**REQUIREMENTS**:
Every line of the listing must be reproduced as it stands. Leave the images behind.
═════ STORED DATA
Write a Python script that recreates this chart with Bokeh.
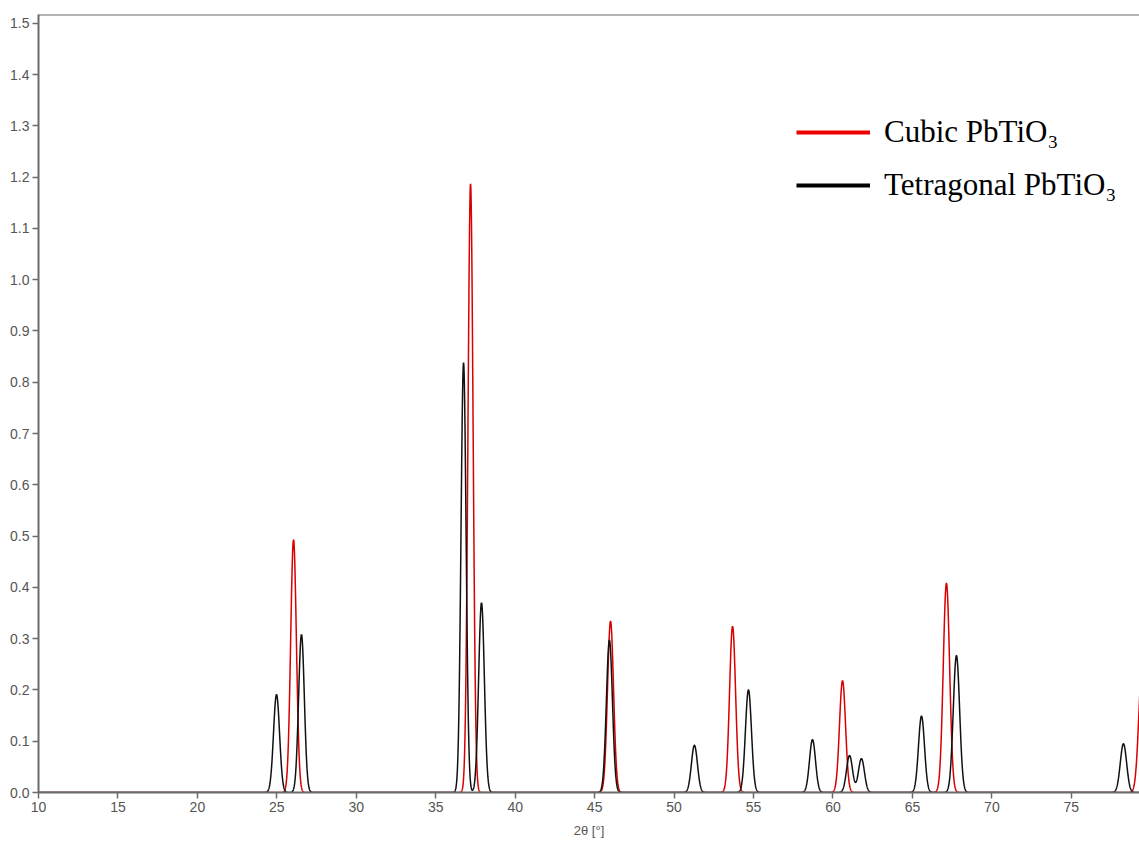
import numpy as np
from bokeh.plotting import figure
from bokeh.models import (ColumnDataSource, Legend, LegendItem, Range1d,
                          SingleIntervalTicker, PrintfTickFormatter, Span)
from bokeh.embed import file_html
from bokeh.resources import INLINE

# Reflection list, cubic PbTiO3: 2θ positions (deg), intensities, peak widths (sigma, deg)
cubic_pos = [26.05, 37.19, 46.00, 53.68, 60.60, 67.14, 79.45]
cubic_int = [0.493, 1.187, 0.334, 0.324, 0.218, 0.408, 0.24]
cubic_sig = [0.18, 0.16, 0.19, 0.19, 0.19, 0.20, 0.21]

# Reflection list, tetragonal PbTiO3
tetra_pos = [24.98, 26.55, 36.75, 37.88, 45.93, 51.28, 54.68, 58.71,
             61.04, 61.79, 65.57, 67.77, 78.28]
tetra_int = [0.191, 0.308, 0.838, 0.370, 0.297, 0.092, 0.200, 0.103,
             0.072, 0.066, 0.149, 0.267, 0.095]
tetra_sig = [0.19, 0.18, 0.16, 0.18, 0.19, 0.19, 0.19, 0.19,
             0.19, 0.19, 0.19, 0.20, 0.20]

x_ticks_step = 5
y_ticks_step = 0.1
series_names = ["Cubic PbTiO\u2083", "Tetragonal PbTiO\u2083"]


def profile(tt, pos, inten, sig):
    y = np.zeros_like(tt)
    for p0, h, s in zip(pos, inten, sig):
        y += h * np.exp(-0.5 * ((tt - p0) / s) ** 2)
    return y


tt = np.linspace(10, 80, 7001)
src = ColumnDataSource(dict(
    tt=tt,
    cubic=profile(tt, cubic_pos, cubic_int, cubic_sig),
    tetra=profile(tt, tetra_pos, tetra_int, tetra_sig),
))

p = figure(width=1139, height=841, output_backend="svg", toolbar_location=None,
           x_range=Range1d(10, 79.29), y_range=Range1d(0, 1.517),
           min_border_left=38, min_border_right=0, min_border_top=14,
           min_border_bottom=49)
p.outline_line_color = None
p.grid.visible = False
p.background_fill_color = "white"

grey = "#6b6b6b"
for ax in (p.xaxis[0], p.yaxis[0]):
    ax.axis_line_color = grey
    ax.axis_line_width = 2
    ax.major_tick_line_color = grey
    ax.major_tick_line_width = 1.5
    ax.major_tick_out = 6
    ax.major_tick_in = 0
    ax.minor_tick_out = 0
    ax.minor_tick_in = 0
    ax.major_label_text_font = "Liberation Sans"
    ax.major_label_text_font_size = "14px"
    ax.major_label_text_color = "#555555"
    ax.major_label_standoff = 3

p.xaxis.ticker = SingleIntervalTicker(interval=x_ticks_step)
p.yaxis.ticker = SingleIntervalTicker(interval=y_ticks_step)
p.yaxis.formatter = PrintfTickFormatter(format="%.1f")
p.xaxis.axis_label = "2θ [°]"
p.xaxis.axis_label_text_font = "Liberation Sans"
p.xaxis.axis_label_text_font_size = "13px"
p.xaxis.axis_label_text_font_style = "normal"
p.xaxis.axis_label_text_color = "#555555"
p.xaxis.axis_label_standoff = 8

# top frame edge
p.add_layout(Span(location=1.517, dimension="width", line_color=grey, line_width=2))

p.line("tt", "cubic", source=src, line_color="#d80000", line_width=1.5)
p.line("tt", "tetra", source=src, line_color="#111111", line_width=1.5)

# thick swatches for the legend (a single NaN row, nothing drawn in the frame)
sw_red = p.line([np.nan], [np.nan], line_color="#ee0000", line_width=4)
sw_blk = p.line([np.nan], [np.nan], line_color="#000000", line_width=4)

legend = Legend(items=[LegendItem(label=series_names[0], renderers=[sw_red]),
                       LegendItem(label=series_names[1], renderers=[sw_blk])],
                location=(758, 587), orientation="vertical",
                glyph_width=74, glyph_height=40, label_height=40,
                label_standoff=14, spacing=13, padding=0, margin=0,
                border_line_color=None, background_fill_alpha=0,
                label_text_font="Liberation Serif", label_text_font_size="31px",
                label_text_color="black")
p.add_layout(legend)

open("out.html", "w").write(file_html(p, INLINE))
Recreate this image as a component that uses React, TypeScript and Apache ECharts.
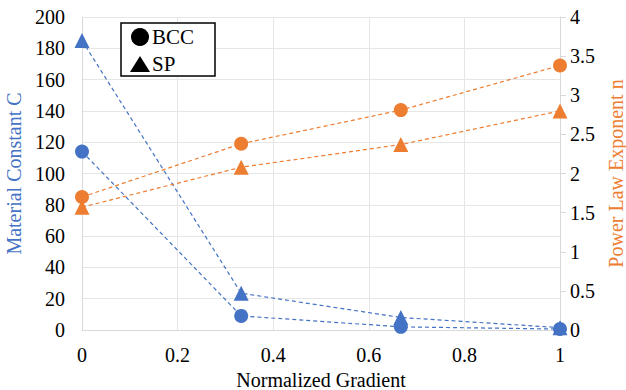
══════════
**SOLUTION**:
Write a Python script that recreates this chart with Bokeh.
import numpy as np
from bokeh.plotting import figure
from bokeh.models import (ColumnDataSource, Legend, LegendItem, Range1d,
                          SingleIntervalTicker, PrintfTickFormatter, Span)
from bokeh.embed import file_html
from bokeh.resources import INLINE

# Reflection list, cubic PbTiO3: 2θ positions (deg), intensities, peak widths (sigma, deg)
cubic_pos = [26.05, 37.19, 46.00, 53.68, 60.60, 67.14, 79.45]
cubic_int = [0.493, 1.187, 0.334, 0.324, 0.218, 0.408, 0.24]
cubic_sig = [0.18, 0.16, 0.19, 0.19, 0.19, 0.20, 0.21]

# Reflection list, tetragonal PbTiO3
tetra_pos = [24.98, 26.55, 36.75, 37.88, 45.93, 51.28, 54.68, 58.71,
             61.04, 61.79, 65.57, 67.77, 78.28]
tetra_int = [0.191, 0.308, 0.838, 0.370, 0.297, 0.092, 0.200, 0.103,
             0.072, 0.066, 0.149, 0.267, 0.095]
tetra_sig = [0.19, 0.18, 0.16, 0.18, 0.19, 0.19, 0.19, 0.19,
             0.19, 0.19, 0.19, 0.20, 0.20]

x_ticks_step = 5
y_ticks_step = 0.1
series_names = ["Cubic PbTiO\u2083", "Tetragonal PbTiO\u2083"]


def profile(tt, pos, inten, sig):
    y = np.zeros_like(tt)
    for p0, h, s in zip(pos, inten, sig):
        y += h * np.exp(-0.5 * ((tt - p0) / s) ** 2)
    return y


tt = np.linspace(10, 80, 7001)
src = ColumnDataSource(dict(
    tt=tt,
    cubic=profile(tt, cubic_pos, cubic_int, cubic_sig),
    tetra=profile(tt, tetra_pos, tetra_int, tetra_sig),
))

p = figure(width=1139, height=841, output_backend="svg", toolbar_location=None,
           x_range=Range1d(10, 79.29), y_range=Range1d(0, 1.517),
           min_border_left=38, min_border_right=0, min_border_top=14,
           min_border_bottom=49)
p.outline_line_color = None
p.grid.visible = False
p.background_fill_color = "white"

grey = "#6b6b6b"
for ax in (p.xaxis[0], p.yaxis[0]):
    ax.axis_line_color = grey
    ax.axis_line_width = 2
    ax.major_tick_line_color = grey
    ax.major_tick_line_width = 1.5
    ax.major_tick_out = 6
    ax.major_tick_in = 0
    ax.minor_tick_out = 0
    ax.minor_tick_in = 0
    ax.major_label_text_font = "Liberation Sans"
    ax.major_label_text_font_size = "14px"
    ax.major_label_text_color = "#555555"
    ax.major_label_standoff = 3

p.xaxis.ticker = SingleIntervalTicker(interval=x_ticks_step)
p.yaxis.ticker = SingleIntervalTicker(interval=y_ticks_step)
p.yaxis.formatter = PrintfTickFormatter(format="%.1f")
p.xaxis.axis_label = "2θ [°]"
p.xaxis.axis_label_text_font = "Liberation Sans"
p.xaxis.axis_label_text_font_size = "13px"
p.xaxis.axis_label_text_font_style = "normal"
p.xaxis.axis_label_text_color = "#555555"
p.xaxis.axis_label_standoff = 8

# top frame edge
p.add_layout(Span(location=1.517, dimension="width", line_color=grey, line_width=2))

p.line("tt", "cubic", source=src, line_color="#d80000", line_width=1.5)
p.line("tt", "tetra", source=src, line_color="#111111", line_width=1.5)

# thick swatches for the legend (a single NaN row, nothing drawn in the frame)
sw_red = p.line([np.nan], [np.nan], line_color="#ee0000", line_width=4)
sw_blk = p.line([np.nan], [np.nan], line_color="#000000", line_width=4)

legend = Legend(items=[LegendItem(label=series_names[0], renderers=[sw_red]),
                       LegendItem(label=series_names[1], renderers=[sw_blk])],
                location=(758, 587), orientation="vertical",
                glyph_width=74, glyph_height=40, label_height=40,
                label_standoff=14, spacing=13, padding=0, margin=0,
                border_line_color=None, background_fill_alpha=0,
                label_text_font="Liberation Serif", label_text_font_size="31px",
                label_text_color="black")
p.add_layout(legend)

open("out.html", "w").write(file_html(p, INLINE))
Recreate this image as a component that uses React, TypeScript and Apache ECharts.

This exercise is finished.